Elliptic curves with trace of Frobenius values always congruent to 0 modulo 2 Let $E/\mathbb{Q}$ be an elliptic curve and suppose that the trace of Frobenius values are such that $a_{p}(E) \equiv 0 \pmod{2}$ for all odd primes avoiding the conductor. Is it the case that $E$ contains a nontrivial rational two torsion point? Why?

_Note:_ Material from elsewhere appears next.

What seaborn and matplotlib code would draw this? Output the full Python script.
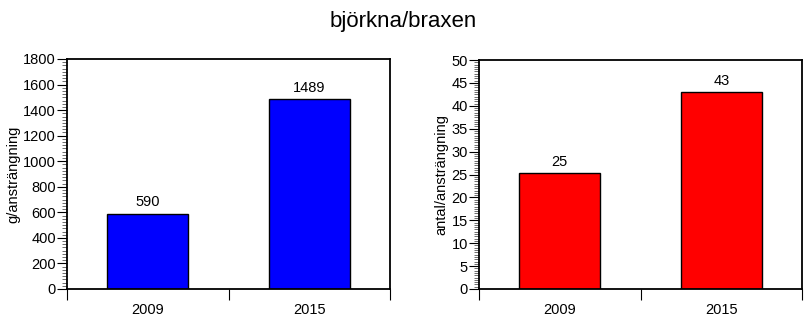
import matplotlib
matplotlib.use("Agg")
import matplotlib.pyplot as plt
import seaborn as sns
import pandas as pd
from matplotlib.ticker import MultipleLocator, FixedLocator

years = ["2009", "2015"]
weight_values = [590, 1489]
count_values = [25.3, 43.0]
count_labels = ["25", "43"]
weight_labels = ["590", "1489"]
title = "björkna/braxen"
ylabel_left = "g/ansträngning"
ylabel_right = "antal/ansträngning"

sns.set_theme(style="white")
plt.rcParams['font.family'] = ['Liberation Sans', 'DejaVu Sans']

fig = plt.figure(figsize=(8.07, 3.21), dpi=100)
axL = fig.add_axes([67/807, 32/321, 323/807, 230/321])
axR = fig.add_axes([479/807, 32/321, 323/807, 229/321])

def draw(ax, vals, labels, color, ymax, major, minor, ylabel):
    df = pd.DataFrame({"year": years, "value": vals})
    sns.barplot(data=df, x="year", y="value", color=color, saturation=1,
                width=0.5, edgecolor="black", linewidth=1.0, ax=ax)
    ax.set_xlim(-0.5, 1.5)
    ax.set_ylim(0, ymax)
    for sp in ax.spines.values():
        sp.set_visible(True)
        sp.set_color("black")
        sp.set_linewidth(1.3)
    ax.yaxis.set_major_locator(MultipleLocator(major))
    ax.yaxis.set_minor_locator(MultipleLocator(minor))
    ax.tick_params(axis="y", which="major", direction="out", length=7, width=0.8,
                   labelsize=10.5, pad=1, colors="black", left=True)
    ax.tick_params(axis="y", which="minor", direction="out", length=3.5, width=0.6,
                   colors="#555555", left=True)
    ax.set_xticks([0, 1])
    ax.set_xticklabels(years)
    ax.xaxis.set_minor_locator(FixedLocator([-0.5, 0.5, 1.5]))
    ax.tick_params(axis="x", which="major", length=0, labelsize=10.5, pad=10, labelcolor="black")
    ax.tick_params(axis="x", which="minor", direction="out", length=8, width=0.8,
                   colors="black", bottom=True)
    ax.set_xlabel("")
    ax.set_ylabel(ylabel, fontsize=10.5, color="black", labelpad=2)
    for i, (v, t) in enumerate(zip(vals, labels)):
        ax.annotate(t, (i, v), xytext=(0, 3), textcoords="offset points",
                    ha="center", va="bottom", fontsize=10.5, color="black")

draw(axL, weight_values, weight_labels, "#0000FF", 1800, 200, 25, ylabel_left)
draw(axR, count_values, count_labels, "#FF0000", 50, 5, 0.5, ylabel_right)

fig.suptitle(title, x=0.5, y=0.965, fontsize=16, va="top", color="black")
fig.savefig("out.png", dpi=100, facecolor="white")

 A: Alternative method without using the cubic equation (of course not fundamentally different): the Galois representation $\rho: G_{\mathbb Q} \rightarrow GL_2(\mathbb Z/2 \mathbb Z)$ on the points of $2$-torsion of $E$ satisfies tr $\rho(Frob_p)=0$ for every odd prime $p$ by hypothesis, hence tr $\rho=0$ by Chebotarev. (edited:) It has obviously determinant $1$. Hence the semi-simplification of $\rho$
is $1 \oplus 1$ (a semi-simple representation of dim 2 is characterized
by its trace and determinant, even in characteristic 2). Therefore $\rho$ fixes a line, and the non-zero point of this line is a rational 2-torsion point of $E$.
A: Yes.  Let $P(x) \in {\mathbb Q}[X]$ be the cubic whose roots are
the $x$-coordinates of the $2$-torsion points.  The hypothesis says that
$P$ has a root mod $p$ for all but finitely many primes $p$.
If $P$ were irreducible then its Galois group would contain a $3$-cycle, 
and then there would be infinitely many $p$ such that $P$ remains 
irreducible mod $p$ (using Čebotarev).  Hence $P$ is reducible.
Since its degree is only $3$, it follows that $P$ has a rational root,
whence $E$ has a rational $2$-torsion point, QED.